What the task asks: Copy each line below in which the string "this" occurs.

::: Dataset records

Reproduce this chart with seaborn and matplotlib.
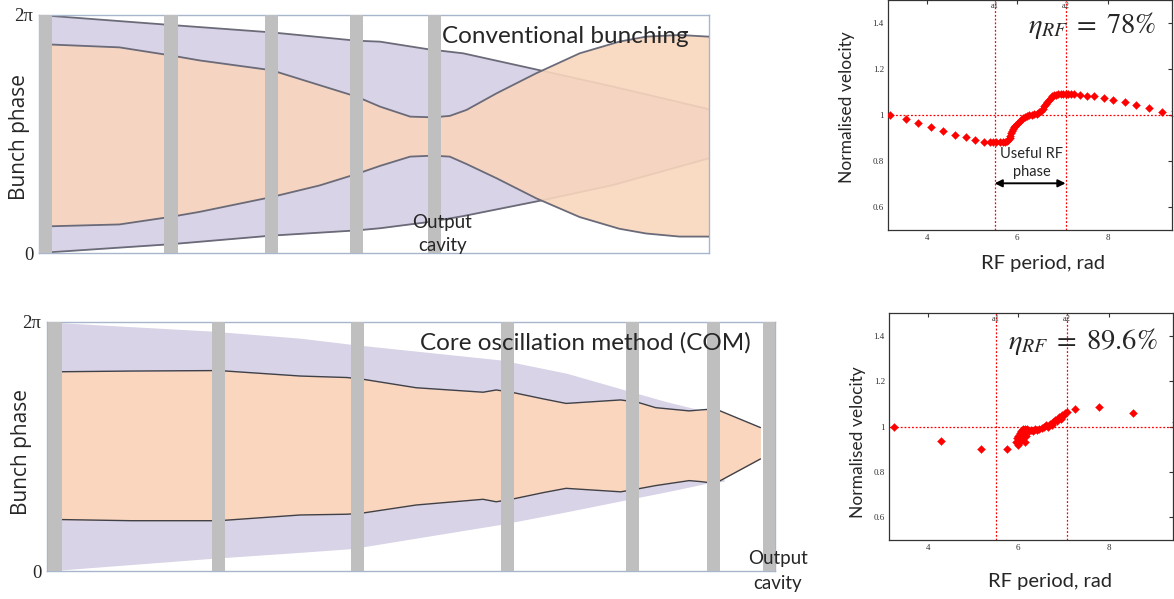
import numpy as np
import matplotlib
matplotlib.use("Agg")
import matplotlib.pyplot as plt
import seaborn as sns
import pandas as pd

# ---------------------------------------------------------------------------
# Bunch envelopes along the tube (x: fraction of tube length,
# phase: fraction of one RF period, 0 .. 2π)
# ---------------------------------------------------------------------------
conv_cavities = [0.010, 0.197, 0.347, 0.474, 0.590]
conv_outer_x = [0.0, 0.197, 0.347, 0.474, 0.509, 0.581, 0.633, 0.752, 0.857, 1.0]
conv_outer_top = [1.0, 0.958, 0.927, 0.892, 0.888, 0.856, 0.839, 0.765, 0.699, 0.604]
conv_outer_bot = [0.0, 0.037, 0.073, 0.095, 0.104, 0.130, 0.155, 0.222, 0.286, 0.398]
conv_inner_x = [0.0, 0.12, 0.197, 0.240, 0.347, 0.419, 0.474, 0.509, 0.554, 0.588,
                0.613, 0.638, 0.683, 0.742, 0.807, 0.866, 0.906, 0.956, 1.0]
conv_inner_top = [0.878, 0.864, 0.830, 0.809, 0.768, 0.705, 0.657, 0.615, 0.573,
                  0.570, 0.576, 0.601, 0.671, 0.755, 0.839, 0.888, 0.909, 0.916, 0.909]
conv_inner_bot = [0.111, 0.120, 0.152, 0.173, 0.235, 0.284, 0.332, 0.366, 0.405,
                  0.409, 0.405, 0.374, 0.314, 0.230, 0.151, 0.102, 0.082, 0.069, 0.069]

com_cavities = [0.011, 0.236, 0.427, 0.633, 0.804, 0.915, 0.992]
com_outer_x = [0.0, 0.223, 0.348, 0.419, 0.625, 0.714, 0.794, 0.851, 0.906, 0.930]
com_outer_top = [1.0, 0.964, 0.935, 0.910, 0.847, 0.794, 0.727, 0.680, 0.640, 0.630]
com_outer_bot = [0.0, 0.050, 0.075, 0.090, 0.188, 0.238, 0.285, 0.318, 0.352, 0.360]
com_inner_x = [0.011, 0.115, 0.236, 0.348, 0.412, 0.432, 0.507, 0.599, 0.617, 0.638,
               0.682, 0.713, 0.788, 0.812, 0.836, 0.882, 0.898, 0.918, 0.980]
com_inner_top = [0.800, 0.803, 0.805, 0.783, 0.777, 0.771, 0.736, 0.718, 0.727, 0.718,
                 0.691, 0.673, 0.687, 0.677, 0.656, 0.643, 0.647, 0.651, 0.576]
com_inner_bot = [0.207, 0.202, 0.202, 0.225, 0.228, 0.232, 0.265, 0.288, 0.278, 0.288,
                 0.315, 0.332, 0.318, 0.330, 0.343, 0.363, 0.359, 0.352, 0.450]

# ---------------------------------------------------------------------------
# Normalised electron velocity vs RF phase at the output cavity
# ---------------------------------------------------------------------------
conv_phase = [3.19, 3.53, 3.80, 4.09, 4.36, 4.63, 4.86, 5.06, 5.26, 5.40, 5.47,
              5.54, 5.61, 5.68, 5.73, 5.77, 5.80, 5.83, 5.85, 5.87, 5.88, 5.90,
              5.93, 5.96, 6.00, 6.04, 6.09, 6.13, 6.17, 6.22, 6.27, 6.32, 6.38,
              6.43, 6.49, 6.52, 6.56, 6.60, 6.63, 6.67, 6.71, 6.74, 6.78, 6.82,
              6.85, 6.90, 6.96, 7.02, 7.07, 7.13, 7.18, 7.26, 7.40, 7.54, 7.70,
              7.91, 8.12, 8.38, 8.63, 8.91, 9.20]
conv_velocity = [1.000, 0.983, 0.964, 0.946, 0.932, 0.913, 0.903, 0.893, 0.884,
                 0.881, 0.881, 0.881, 0.881, 0.882, 0.884, 0.888, 0.893, 0.902,
                 0.910, 0.921, 0.930, 0.938, 0.946, 0.953, 0.961, 0.969, 0.978,
                 0.985, 0.992, 0.997, 1.000, 1.002, 1.004, 1.006, 1.011, 1.017,
                 1.026, 1.037, 1.048, 1.057, 1.067, 1.074, 1.081, 1.085, 1.088,
                 1.090, 1.091, 1.092, 1.092, 1.092, 1.092, 1.092, 1.088, 1.084,
                 1.081, 1.072, 1.067, 1.058, 1.045, 1.030, 1.014]

com_phase = [3.26, 4.29, 5.17, 5.76, 5.95, 5.97, 5.99, 6.00, 6.02, 6.03, 6.05,
             6.07, 6.08, 6.10, 6.12, 6.14, 6.15, 6.18, 6.20, 6.24, 6.28, 6.33,
             6.38, 6.42, 6.47, 6.52, 6.57, 6.62, 6.66, 6.70, 6.74, 6.78, 6.82,
             6.86, 6.90, 6.94, 6.97, 7.00, 7.04, 7.07, 7.26, 7.78, 8.55]
com_velocity = [1.000, 0.936, 0.899, 0.899, 0.930, 0.950, 0.920, 0.960, 0.940,
                0.970, 0.930, 0.980, 0.950, 0.990, 0.970, 0.930, 0.990, 0.960,
                0.990, 0.980, 0.985, 0.980, 0.990, 0.985, 0.990, 0.995, 1.000,
                1.005, 1.000, 1.010, 1.005, 1.020, 1.030, 1.025, 1.040, 1.035,
                1.050, 1.045, 1.060, 1.065, 1.075, 1.085, 1.058]

a1, a2 = 5.50, 7.07          # limits of the useful RF phase window
phase_lim = (3.1416, 9.4248)  # π .. 3π
eta_conv, eta_com = "78%", "89.6%"

# ---------------------------------------------------------------------------
sns.set_style("white")
plt.rcParams["font.family"] = ["Lato", "DejaVu Sans"]
plt.rcParams["mathtext.fontset"] = "stix"

PURPLE = "#D8D3E6"
PEACH = "#F9D6BD"
CAVITY = "#BFBFBF"
EDGE = "#6A6A78"
FRAME = "#A8B6CC"
SERIF = "Liberation Serif"

W, H = 1174, 599
fig = plt.figure(figsize=(W / 100, H / 100), dpi=100)


def px_axes(left, top, right, bottom):
    return fig.add_axes([left / W, 1 - bottom / H, (right - left) / W,
                         (bottom - top) / H])


def envelope_frame(ax):
    ax.set_xlim(0, 1)
    ax.set_ylim(0, 1)
    ax.set_xticks([])
    ax.set_yticks([0, 1])
    ax.set_yticklabels(["0", "2π"], family=SERIF, fontsize=13.5)
    ax.tick_params(axis="y", length=0, pad=4)
    for s in ax.spines.values():
        s.set_color(FRAME)
        s.set_linewidth(1.0)
    ax.patch.set_alpha(0)


# ---- conventional bunching ----
ax_tl = px_axes(39, 15, 709, 253)
ax_tl.fill_between(conv_outer_x, conv_outer_bot, conv_outer_top, color=PURPLE,
                   lw=0, zorder=1)
ax_tl.plot(conv_outer_x, conv_outer_top, color=EDGE, lw=1.3, zorder=1.5)
ax_tl.plot(conv_outer_x, conv_outer_bot, color=EDGE, lw=1.3, zorder=1.5)
ax_tl.fill_between(conv_inner_x, conv_inner_bot, conv_inner_top, color=PEACH,
                   lw=0, alpha=0.9, zorder=2)
ax_tl.plot(conv_inner_x, conv_inner_top, color=EDGE, lw=1.3, zorder=3)
ax_tl.plot(conv_inner_x, conv_inner_bot, color=EDGE, lw=1.3, zorder=3)
ax_tl.bar(conv_cavities, 1.0, width=0.0195, bottom=0, color=CAVITY, lw=0,
          zorder=4)
envelope_frame(ax_tl)
ax_tl.text(0.786, 0.910, "Conventional bunching", fontsize=17.5, ha="center",
           va="center", zorder=6)
ax_tl.text(0.602, 0.080, "Output\ncavity", fontsize=13.5, ha="center",
           va="center", linespacing=1.4, zorder=6)

# ---- core oscillation method ----
ax_bl = px_axes(47, 322, 775, 571)
ax_bl.fill_between(com_outer_x, com_outer_bot, com_outer_top, color=PURPLE,
                   lw=0, zorder=1)
ax_bl.fill_between(com_inner_x, com_inner_bot, com_inner_top, color=PEACH,
                   lw=0, zorder=2)
ax_bl.plot(com_inner_x, com_inner_top, color="#404048", lw=1.0, zorder=3)
ax_bl.plot(com_inner_x, com_inner_bot, color="#404048", lw=1.0, zorder=3)
ax_bl.bar(com_cavities, 1.0, width=0.018, bottom=0, color=CAVITY, lw=0,
          zorder=4)
envelope_frame(ax_bl)
ax_bl.text(0.739, 0.915, "Core oscillation method (COM)", fontsize=17.5,
           ha="center", va="center", zorder=6)
ax_bl.text(1.004, 0.0, "Output\ncavity", fontsize=13.5, ha="center",
           va="center", linespacing=1.55, zorder=6, clip_on=False)

fig.text(20 / W, 1 - 137 / H, "Bunch phase", rotation=90, ha="center",
         va="center", fontsize=15, family=["Open Sans", "DejaVu Sans"])
fig.text(22 / W, 1 - 452 / H, "Bunch phase", rotation=90, ha="center",
         va="center", fontsize=15, family=["Open Sans", "DejaVu Sans"])


# ---- velocity scatter panels ----
def velocity_panel(ax, phase, vel, eta, eta_xy, useful=False):
    df = pd.DataFrame({"phase": phase, "velocity": vel})
    ax.axvline(a1, color="red", ls=(0, (1.5, 1.5)), lw=0.9, zorder=1)
    ax.axvline(a2, color="red", ls=(0, (1.5, 1.5)), lw=0.9, zorder=1)
    ax.axhline(1.0, color="red", ls=(0, (1.5, 1.5)), lw=0.9, zorder=1)
    sns.scatterplot(data=df, x="phase", y="velocity", ax=ax, marker="D",
                    s=16, color="red", edgecolor="red", linewidth=0.3,
                    zorder=3, legend=False)
    ax.set_xlim(*phase_lim)
    ax.set_ylim(0.5, 1.5)
    ax.set_xticks([4, 6, 8])
    ax.set_yticks([0.6, 0.8, 1.0, 1.2, 1.4])
    ax.set_yticklabels(["0.6", "0.8", "1", "1.2", "1.4"])
    ax.tick_params(direction="in", length=3, width=0.8, top=True, right=True,
                   labelsize=6.5, pad=3, colors="#333333")
    for lab in ax.get_xticklabels() + ax.get_yticklabels():
        lab.set_family(SERIF)
    ax.set_xlabel("")
    ax.set_ylabel("")
    for s in ax.spines.values():
        s.set_color("#333333")
        s.set_linewidth(0.9)
    for xa, name in ((a1, "a1"), (a2, "a2")):
        ax.text(xa, 1.493, name, family=SERIF, fontsize=6, ha="center",
                va="top", color="#333333")
    ax.text(9.42, 1.0, "1", family=SERIF, fontsize=6.5, ha="center",
            va="center", color="#333333", clip_on=False)
    ax.text(*eta_xy, r"$\eta_{RF}\;=\;%s$" % eta.replace("%", r"\%"),
            fontsize=20.5, ha="center", va="center")
    if useful:
        ax.annotate("", xy=(a1, 0.703), xytext=(a2, 0.703),
                    arrowprops=dict(arrowstyle="<|-|>", color="black", lw=1.4,
                                    mutation_scale=11, shrinkA=0, shrinkB=0))
        ax.text(6.32, 0.79, "Useful RF\nphase", fontsize=10.5, ha="center",
                va="center", linespacing=1.35)


ax_tr = px_axes(888, 0, 1172, 230)
velocity_panel(ax_tr, conv_phase, conv_velocity, eta_conv, (7.65, 1.39),
               useful=True)
ax_br = px_axes(889, 313, 1173, 540)
velocity_panel(ax_br, com_phase, com_velocity, eta_com, (7.43, 1.375))

fig.text(847 / W, 1 - 107 / H, "Normalised velocity", rotation=90,
         ha="center", va="center", fontsize=12.5)
fig.text(1043 / W, 1 - 263 / H, "RF period, rad", ha="center", va="center",
         fontsize=14.5)
fig.text(858 / W, 1 - 442 / H, "Normalised velocity", rotation=90,
         ha="center", va="center", fontsize=12.5)
fig.text(1050 / W, 1 - 582 / H, "RF period, rad", ha="center", va="center",
         fontsize=14.5)

fig.savefig("out.png", dpi=100, facecolor="white")
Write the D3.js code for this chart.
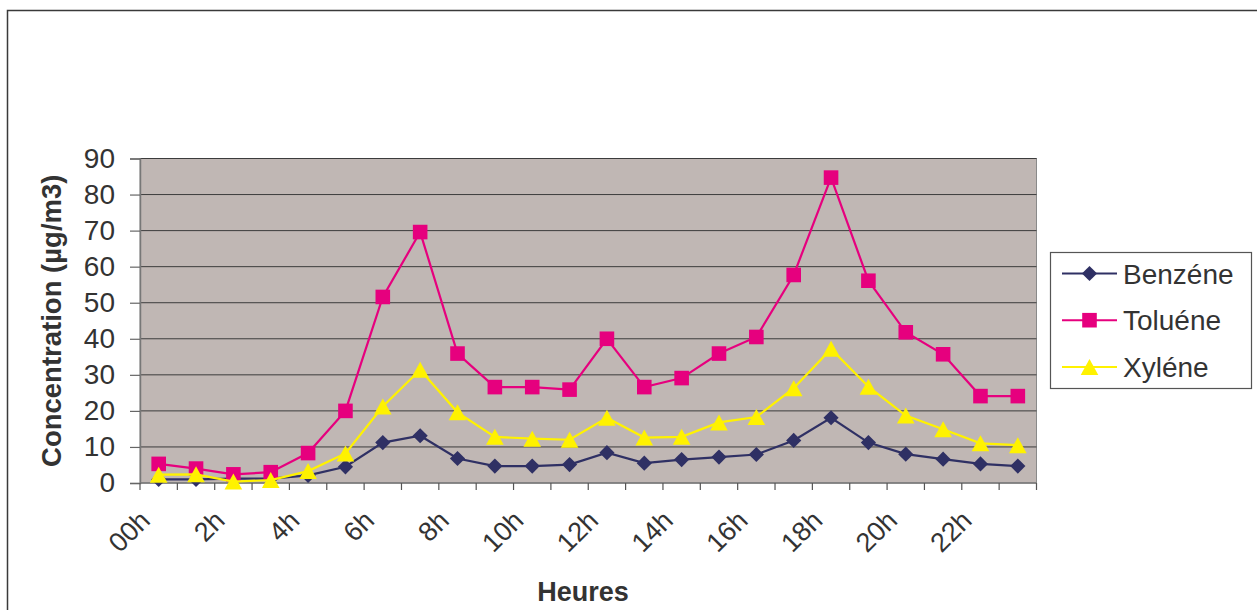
<!DOCTYPE html>
<html>
<head>
<meta charset="utf-8">
<script src="https://cdn.jsdelivr.net/npm/d3@7"></script>
<style>
  html, body { margin: 0; padding: 0; background: #fff; }
  svg { display: block; font-family: "Liberation Sans", Arial, sans-serif; }
</style>
</head>
<body>
<svg id="chart" width="1257" height="610"></svg>
<script>
// Hourly categories (24 slots)
const hours = ["00h","1h","2h","3h","4h","5h","6h","7h","8h","9h","10h","11h",
               "12h","13h","14h","15h","16h","17h","18h","19h","20h","21h","22h","23h"];

// Concentrations in µg/m3
const benzene = [1.0, 1.0, 1.2, 1.2, 2.1, 4.5, 11.2, 13.1, 6.8, 4.7, 4.7, 5.1,
                 8.4, 5.5, 6.5, 7.2, 7.9, 11.8, 18.1, 11.2, 8.0, 6.6, 5.3, 4.7];
const toluene = [5.3, 4.0, 2.4, 3.0, 8.3, 20.0, 51.6, 69.6, 35.9, 26.6, 26.6, 25.9,
                 40.0, 26.6, 29.1, 35.9, 40.5, 57.7, 84.7, 56.1, 41.8, 35.7, 24.1, 24.1];
const xylene  = [2.3, 2.4, 0.4, 0.8, 3.3, 8.2, 21.2, 31.4, 19.6, 12.8, 12.3, 12.0,
                 18.1, 12.6, 12.8, 16.8, 18.3, 26.3, 37.2, 26.7, 18.7, 14.9, 11.0, 10.5];

const yTicks = [0, 10, 20, 30, 40, 50, 60, 70, 80, 90];
const xLabels = ["00h","2h","4h","6h","8h","10h","12h","14h","16h","18h","20h","22h"];

const seriesNames = ["Benzéne", "Toluéne", "Xyléne"];
const seriesColors = ["#2f3064", "#e6007e", "#fff200"];

// Marker shapes, centred on their bounding box
const diamond = { draw(ctx) { const r = 7.6; ctx.moveTo(0, -r); ctx.lineTo(r, 0); ctx.lineTo(0, r); ctx.lineTo(-r, 0); ctx.closePath(); } };
const square  = { draw(ctx) { const r = 7.3; ctx.moveTo(-r, -r); ctx.lineTo(r, -r); ctx.lineTo(r, r); ctx.lineTo(-r, r); ctx.closePath(); } };
const triangle = { draw(ctx) { const w = 8.8, h = 8; ctx.moveTo(0, -h); ctx.lineTo(w, h); ctx.lineTo(-w, h); ctx.closePath(); } };
const seriesSymbols = [diamond, square, triangle];

const svg = d3.select("#chart");
const W = 1257, H = 610;
const plot = { left: 140, top: 158.5, right: 1036.5, bottom: 483 };

// Outer chart frame
svg.append("rect")
  .attr("x", 7.5).attr("y", 10.5)
  .attr("width", W).attr("height", H)
  .attr("fill", "#fff").attr("stroke", "#3a3a3a").attr("stroke-width", 1.5);

const x = d3.scaleBand().domain(hours).range([plot.left, plot.right]).padding(0);
const y = d3.scaleLinear().domain([0, 90]).range([plot.bottom, plot.top]);

// Plot area
svg.append("rect")
  .attr("x", plot.left).attr("y", plot.top)
  .attr("width", plot.right - plot.left).attr("height", plot.bottom - plot.top)
  .attr("fill", "#c0b7b4").attr("stroke", "#8a8a8a").attr("stroke-width", 1);

// Gridlines
svg.append("g").selectAll("line")
  .data(yTicks.filter(d => d > 0))
  .join("line")
  .attr("x1", plot.left).attr("x2", plot.right)
  .attr("y1", d => y(d)).attr("y2", d => y(d))
  .attr("stroke", "#3c3c3c").attr("stroke-width", 1);

// Y axis
const yAxis = svg.append("g")
  .attr("transform", `translate(${plot.left},0)`)
  .call(d3.axisLeft(y).tickValues(yTicks).tickSize(10).tickPadding(15));
yAxis.select(".domain").attr("stroke", "#777").attr("stroke-width", 1.5);
yAxis.selectAll(".tick line").attr("stroke", "#666").attr("stroke-width", 1.2);
yAxis.selectAll(".tick text")
  .attr("font-size", 28).attr("fill", "#333")
  .attr("font-family", "Liberation Sans, Arial, sans-serif");

// X axis: ticks between categories
const xAxisG = svg.append("g");
xAxisG.append("line")
  .attr("x1", plot.left).attr("x2", plot.right)
  .attr("y1", plot.bottom).attr("y2", plot.bottom)
  .attr("stroke", "#777").attr("stroke-width", 1.5);
const boundaries = hours.map(h => x(h)).concat([x(hours[hours.length - 1]) + x.bandwidth()]);
xAxisG.selectAll("line.tk")
  .data(boundaries)
  .join("line").attr("class", "tk")
  .attr("x1", d => d).attr("x2", d => d)
  .attr("y1", plot.bottom).attr("y2", plot.bottom + 7)
  .attr("stroke", "#555").attr("stroke-width", 1.2);
xAxisG.selectAll("text")
  .data(xLabels)
  .join("text")
  .attr("transform", d => `translate(${x(d) + x.bandwidth() / 2 - 7},${plot.bottom + 39}) rotate(-45)`)
  .attr("text-anchor", "end")
  .attr("font-size", 27).attr("fill", "#333")
  .text(d => d);

// Axis titles
svg.append("text")
  .attr("transform", `translate(61,${(plot.top + plot.bottom) / 2}) rotate(-90)`)
  .attr("text-anchor", "middle")
  .attr("font-size", 27.5).attr("font-weight", "bold").attr("fill", "#333")
  .text("Concentration (µg/m3)");
svg.append("text")
  .attr("x", 583).attr("y", 601)
  .attr("text-anchor", "middle")
  .attr("font-size", 27).attr("font-weight", "bold").attr("fill", "#333")
  .text("Heures");

// Series lines and markers
const allSeries = [benzene, toluene, xylene];
const line = d3.line()
  .x((d, i) => x(hours[i]) + x.bandwidth() / 2)
  .y(d => y(d));

const seriesG = svg.append("g");
allSeries.forEach((vals, s) => {
  const g = seriesG.append("g");
  g.append("path")
    .datum(vals)
    .attr("d", line)
    .attr("fill", "none")
    .attr("stroke", seriesColors[s])
    .attr("stroke-width", 2.2);
  g.selectAll("path.m")
    .data(vals)
    .join("path").attr("class", "m")
    .attr("transform", (d, i) => `translate(${x(hours[i]) + x.bandwidth() / 2},${y(d)})`)
    .attr("d", d3.symbol().type(seriesSymbols[s]))
    .attr("fill", seriesColors[s]);
});

// Legend
const lg = svg.append("g");
lg.append("rect")
  .attr("x", 1050.5).attr("y", 252.5).attr("width", 201).attr("height", 136)
  .attr("fill", "#fff").attr("stroke", "#555").attr("stroke-width", 1.2);
seriesNames.forEach((name, s) => {
  const cy = 273.5 + s * 46.7;
  lg.append("line")
    .attr("x1", 1062).attr("x2", 1117).attr("y1", cy).attr("y2", cy)
    .attr("stroke", seriesColors[s]).attr("stroke-width", 2);
  lg.append("path")
    .attr("transform", `translate(1089.5,${cy})`)
    .attr("d", d3.symbol().type(seriesSymbols[s]))
    .attr("fill", seriesColors[s]);
  lg.append("text")
    .attr("x", 1123).attr("y", cy).attr("dy", "0.36em")
    .attr("font-size", 28).attr("fill", "#333")
    .text(name);
});
</script>
</body>
</html>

::::::

Answer below:
Reproduce this chart with seaborn and matplotlib.
Write the D3.js code for this chart.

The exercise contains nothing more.